Tánaiste Eamon Gilmore has said he hoped the long-awaited banking inquiry will start work within months.

It was confirmed after yesterday's Cabinet meeting that a new Oireachtas committee will be established in the next two weeks to preside over the inquiry.

This morning Mr Gilmore said the investigation was required to find out what happened and to allow Irish people move on.

“The Government is anxious to have this banking inquiry set up as quickly as possible. It is now in the hands of the Dáil, all of the parties in the Dáil,” he told RTÉ’s Morning Ireland.


“We want this inquiry to be an all-party inquiry, to be a parliamentary investigation and the Government will certainly co-operate in every way we can with the opposition in order to set this inquiry up,” he added.

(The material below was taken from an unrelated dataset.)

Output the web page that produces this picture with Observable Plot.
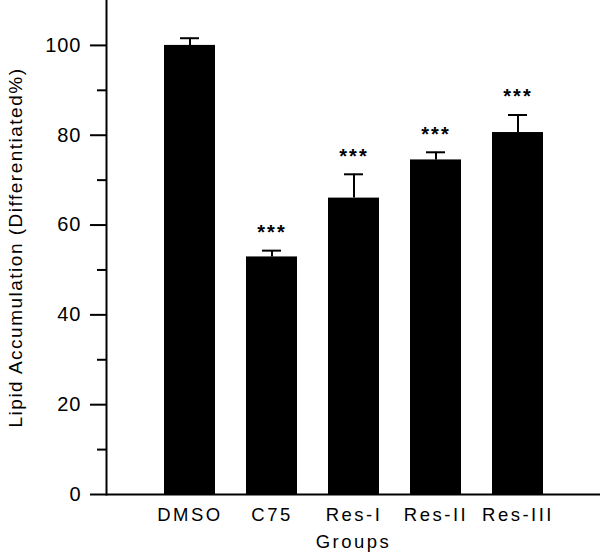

He was unable to confirm if the inquiry would be running before the local and European elections at the end of May.

Government chief whip Paul Kehoe last night met the whips of the Opposition parties to present them with a proposed set of standing orders for the new committee.

These standing orders will be discussed by the Committee on Procedure and Privileges this evening.

It is understood one of the key elements of the standing orders will be a requirement that no member of the committee should have made any public comments about the banking crisis that could be regarded as biased.

This requirement will mean that many prominent political figures who have made trenchant speeches about the banking crisis will not be eligible to serve.

Government sources said no decision had been made as to whether the new committee will be composed of TDs and Senators or whether it will be restricted to TDs.

However, the indications are that the Government favours the establishment of a small committee composed of around six TDs to handle the complex issues involved in the banking inquiry.

The sub-committee of the public accounts committee that inquired into the Dirt tax scandal in 1999, chaired by the late Jim Mitchell, has been widely cited as a template for the banking inquiry.

The then attorney general David Byrne pointed out that an essential element of the Dirt committee's success was that it operated to a strict set of parameters laid down by his office, which prohibited findings relating to the responsibility of individuals.

That committee concluded its business in 26 days and issued a comprehensive report within a few months.